In that ruling, Justice Clarence Thomas wrote that nothing in their analysis suggests “shall issue” licensing regimes are unconstitutional, referring to states that have requirements to exercise their Second Amendment rights but that those requirements aren’t subjective or based on someone’s ability to prove a need to own or carry a firearm.
“Rather, it appears that these shall-issue regimes, which often require applicants to undergo a background check or pass a firearms safety course, are designed to ensure only that those bearing arms in the jurisdiction are, in fact, ‘law-abiding, responsible citizens,’” Thomas wrote.
Towards the end of the hearing, Marshall told the judge the state would be ready to issue permits on Dec. 8, prompting a skeptical audience to erupt in laughter.
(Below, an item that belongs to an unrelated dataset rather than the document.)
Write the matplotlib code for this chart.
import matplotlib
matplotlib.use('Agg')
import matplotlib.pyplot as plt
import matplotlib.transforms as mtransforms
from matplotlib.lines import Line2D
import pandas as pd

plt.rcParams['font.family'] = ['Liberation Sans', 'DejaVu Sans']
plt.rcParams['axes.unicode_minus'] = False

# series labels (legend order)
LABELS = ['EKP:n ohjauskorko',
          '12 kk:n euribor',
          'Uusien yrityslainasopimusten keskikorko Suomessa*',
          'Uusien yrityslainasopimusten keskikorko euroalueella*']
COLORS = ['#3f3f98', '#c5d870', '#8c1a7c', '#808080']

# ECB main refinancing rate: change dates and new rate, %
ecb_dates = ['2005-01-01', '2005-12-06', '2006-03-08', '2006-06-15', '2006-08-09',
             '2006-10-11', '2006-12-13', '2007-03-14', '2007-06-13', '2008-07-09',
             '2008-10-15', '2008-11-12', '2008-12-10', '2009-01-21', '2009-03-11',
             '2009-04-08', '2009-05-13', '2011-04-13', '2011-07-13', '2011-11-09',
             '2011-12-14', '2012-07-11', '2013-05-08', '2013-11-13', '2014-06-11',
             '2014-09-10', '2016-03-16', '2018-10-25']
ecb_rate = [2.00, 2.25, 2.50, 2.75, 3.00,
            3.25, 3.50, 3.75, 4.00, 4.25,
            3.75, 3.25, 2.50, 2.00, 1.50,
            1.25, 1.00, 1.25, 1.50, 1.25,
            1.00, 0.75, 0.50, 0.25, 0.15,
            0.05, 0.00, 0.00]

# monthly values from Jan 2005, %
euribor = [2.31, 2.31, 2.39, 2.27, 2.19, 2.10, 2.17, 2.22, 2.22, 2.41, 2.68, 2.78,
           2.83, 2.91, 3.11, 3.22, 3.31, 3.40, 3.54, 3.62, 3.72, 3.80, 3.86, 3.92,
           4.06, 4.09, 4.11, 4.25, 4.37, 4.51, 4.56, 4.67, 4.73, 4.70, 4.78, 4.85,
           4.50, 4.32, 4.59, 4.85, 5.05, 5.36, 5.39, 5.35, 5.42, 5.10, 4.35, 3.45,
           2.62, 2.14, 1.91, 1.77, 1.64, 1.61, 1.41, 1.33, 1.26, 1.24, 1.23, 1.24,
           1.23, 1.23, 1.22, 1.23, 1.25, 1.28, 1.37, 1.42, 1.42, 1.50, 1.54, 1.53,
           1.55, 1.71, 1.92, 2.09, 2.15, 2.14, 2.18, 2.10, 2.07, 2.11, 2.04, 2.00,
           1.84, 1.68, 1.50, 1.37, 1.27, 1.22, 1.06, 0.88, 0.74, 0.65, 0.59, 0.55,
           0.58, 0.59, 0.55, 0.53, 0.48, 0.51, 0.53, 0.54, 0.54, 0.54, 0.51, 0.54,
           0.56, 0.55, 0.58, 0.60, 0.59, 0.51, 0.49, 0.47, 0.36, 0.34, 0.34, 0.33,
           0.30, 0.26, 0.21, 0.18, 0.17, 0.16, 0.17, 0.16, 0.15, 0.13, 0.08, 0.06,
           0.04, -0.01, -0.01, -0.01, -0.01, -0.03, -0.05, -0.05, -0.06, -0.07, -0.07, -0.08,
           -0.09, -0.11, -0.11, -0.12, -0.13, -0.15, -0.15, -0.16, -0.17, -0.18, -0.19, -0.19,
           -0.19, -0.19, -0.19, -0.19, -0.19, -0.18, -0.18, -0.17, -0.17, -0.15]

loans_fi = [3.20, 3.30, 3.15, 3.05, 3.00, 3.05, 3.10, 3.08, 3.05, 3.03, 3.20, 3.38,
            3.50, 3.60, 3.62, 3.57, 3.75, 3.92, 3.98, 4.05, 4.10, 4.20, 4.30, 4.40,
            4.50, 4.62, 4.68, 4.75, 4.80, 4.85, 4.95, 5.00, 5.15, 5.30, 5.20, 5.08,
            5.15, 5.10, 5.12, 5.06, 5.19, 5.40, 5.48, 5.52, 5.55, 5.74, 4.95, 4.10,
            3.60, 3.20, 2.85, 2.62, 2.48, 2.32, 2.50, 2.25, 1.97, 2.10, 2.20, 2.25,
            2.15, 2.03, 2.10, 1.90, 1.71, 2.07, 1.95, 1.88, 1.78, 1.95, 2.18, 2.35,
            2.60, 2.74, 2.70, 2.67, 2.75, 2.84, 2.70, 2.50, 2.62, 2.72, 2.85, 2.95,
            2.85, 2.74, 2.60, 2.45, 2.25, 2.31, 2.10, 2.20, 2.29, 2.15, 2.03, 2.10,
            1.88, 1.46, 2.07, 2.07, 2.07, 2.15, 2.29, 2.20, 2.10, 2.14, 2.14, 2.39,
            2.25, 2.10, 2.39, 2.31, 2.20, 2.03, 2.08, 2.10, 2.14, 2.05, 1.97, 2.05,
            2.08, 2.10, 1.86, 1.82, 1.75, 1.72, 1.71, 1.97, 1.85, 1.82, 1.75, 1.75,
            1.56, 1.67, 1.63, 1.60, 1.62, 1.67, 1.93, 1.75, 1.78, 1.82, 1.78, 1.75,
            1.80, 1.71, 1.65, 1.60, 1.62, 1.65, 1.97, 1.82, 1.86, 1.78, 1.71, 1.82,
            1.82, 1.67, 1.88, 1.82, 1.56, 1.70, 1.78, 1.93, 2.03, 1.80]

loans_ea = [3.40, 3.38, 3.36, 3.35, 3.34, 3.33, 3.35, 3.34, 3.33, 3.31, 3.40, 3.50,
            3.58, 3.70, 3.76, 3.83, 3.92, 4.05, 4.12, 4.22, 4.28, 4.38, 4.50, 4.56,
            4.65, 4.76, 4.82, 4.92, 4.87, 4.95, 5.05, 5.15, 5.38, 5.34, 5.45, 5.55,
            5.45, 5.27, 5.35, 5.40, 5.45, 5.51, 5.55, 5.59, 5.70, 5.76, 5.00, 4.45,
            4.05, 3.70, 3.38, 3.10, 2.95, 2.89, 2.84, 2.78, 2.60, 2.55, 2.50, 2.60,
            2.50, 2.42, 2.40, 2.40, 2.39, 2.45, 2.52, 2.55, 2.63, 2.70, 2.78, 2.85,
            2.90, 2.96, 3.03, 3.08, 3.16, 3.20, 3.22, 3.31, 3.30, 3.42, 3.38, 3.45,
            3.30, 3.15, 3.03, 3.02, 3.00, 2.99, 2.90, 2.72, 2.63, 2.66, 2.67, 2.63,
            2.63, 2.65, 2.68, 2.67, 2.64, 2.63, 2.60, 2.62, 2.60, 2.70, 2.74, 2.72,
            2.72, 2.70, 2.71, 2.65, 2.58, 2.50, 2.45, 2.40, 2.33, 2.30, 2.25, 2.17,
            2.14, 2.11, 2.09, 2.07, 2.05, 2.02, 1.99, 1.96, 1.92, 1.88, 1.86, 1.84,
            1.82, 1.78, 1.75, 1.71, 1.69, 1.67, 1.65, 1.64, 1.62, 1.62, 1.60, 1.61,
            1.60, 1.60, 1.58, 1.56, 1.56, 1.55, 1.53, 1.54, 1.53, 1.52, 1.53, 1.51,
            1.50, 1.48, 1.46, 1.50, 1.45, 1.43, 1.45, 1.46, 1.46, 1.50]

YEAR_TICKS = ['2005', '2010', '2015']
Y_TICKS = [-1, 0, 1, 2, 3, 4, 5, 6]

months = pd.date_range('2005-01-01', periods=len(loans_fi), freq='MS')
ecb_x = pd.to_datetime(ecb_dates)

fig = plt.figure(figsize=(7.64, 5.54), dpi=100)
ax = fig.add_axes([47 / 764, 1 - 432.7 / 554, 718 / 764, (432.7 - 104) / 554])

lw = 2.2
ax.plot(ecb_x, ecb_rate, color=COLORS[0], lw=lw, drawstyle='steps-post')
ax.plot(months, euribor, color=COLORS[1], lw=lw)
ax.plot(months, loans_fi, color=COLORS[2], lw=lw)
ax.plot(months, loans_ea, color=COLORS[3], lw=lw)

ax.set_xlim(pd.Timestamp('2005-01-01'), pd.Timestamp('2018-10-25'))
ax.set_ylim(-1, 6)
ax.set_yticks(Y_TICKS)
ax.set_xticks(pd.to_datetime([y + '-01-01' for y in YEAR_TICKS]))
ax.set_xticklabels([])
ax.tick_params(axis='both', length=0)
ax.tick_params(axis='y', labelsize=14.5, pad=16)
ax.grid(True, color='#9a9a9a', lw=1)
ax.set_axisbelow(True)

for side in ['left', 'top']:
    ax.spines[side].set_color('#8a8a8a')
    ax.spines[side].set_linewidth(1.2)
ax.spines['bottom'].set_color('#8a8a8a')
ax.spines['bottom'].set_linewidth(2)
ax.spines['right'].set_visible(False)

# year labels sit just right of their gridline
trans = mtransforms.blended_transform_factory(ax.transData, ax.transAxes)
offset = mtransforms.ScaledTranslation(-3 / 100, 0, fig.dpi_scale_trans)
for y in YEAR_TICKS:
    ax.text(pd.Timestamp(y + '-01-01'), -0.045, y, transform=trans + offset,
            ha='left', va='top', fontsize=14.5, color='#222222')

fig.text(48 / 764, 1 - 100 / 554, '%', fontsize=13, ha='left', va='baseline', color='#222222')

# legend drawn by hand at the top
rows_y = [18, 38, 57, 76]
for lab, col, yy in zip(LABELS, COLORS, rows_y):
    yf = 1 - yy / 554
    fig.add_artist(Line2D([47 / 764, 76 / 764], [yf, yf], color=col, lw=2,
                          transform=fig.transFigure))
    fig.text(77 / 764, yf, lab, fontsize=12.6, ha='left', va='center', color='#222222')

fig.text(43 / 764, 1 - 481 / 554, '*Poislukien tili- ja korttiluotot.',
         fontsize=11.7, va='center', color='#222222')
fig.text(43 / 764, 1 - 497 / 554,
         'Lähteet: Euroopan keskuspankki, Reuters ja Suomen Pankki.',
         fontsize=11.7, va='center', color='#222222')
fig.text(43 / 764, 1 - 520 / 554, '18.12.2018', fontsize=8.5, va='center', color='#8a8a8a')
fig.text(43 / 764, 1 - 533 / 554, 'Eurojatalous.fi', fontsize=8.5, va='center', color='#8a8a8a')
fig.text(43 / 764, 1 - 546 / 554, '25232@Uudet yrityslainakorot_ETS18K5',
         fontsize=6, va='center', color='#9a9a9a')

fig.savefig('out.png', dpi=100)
Soon after the hearing ended, the Oregon State Police put out a statement reiterating that Measure 114 will become law on Dec. 8 and saying the application will be available for download on the state police website that day. The state’s background check system has experienced “unprecedented volumes of firearms transactions never seen before in the program’s 26-year history,” the statement said.
The number of background checks being processed has led to a longer than usual backlog and delayed firearms sales, a concern for stores and customers. OSP said people whose background checks aren’t completed by midnight on Dec. 7 will need a permit to complete their purchase.
To avoid being saddled with firearms they can’t transfer to purchasers, many dealers in the state have started releasing purchased firearms after the legally mandated three days regardless of whether or not the background check has been completed, a loophole provisions of Measure 114 are intended to close.
Immergut said she expected to rule on Monday or Tuesday as to whether to issue a temporary restraining order. Regardless of what she decides, a more involved hearing is still expected on the plaintiffs’ request for a preliminary injunction to block the law from being implemented until a final ruling on the law’s constitutionality.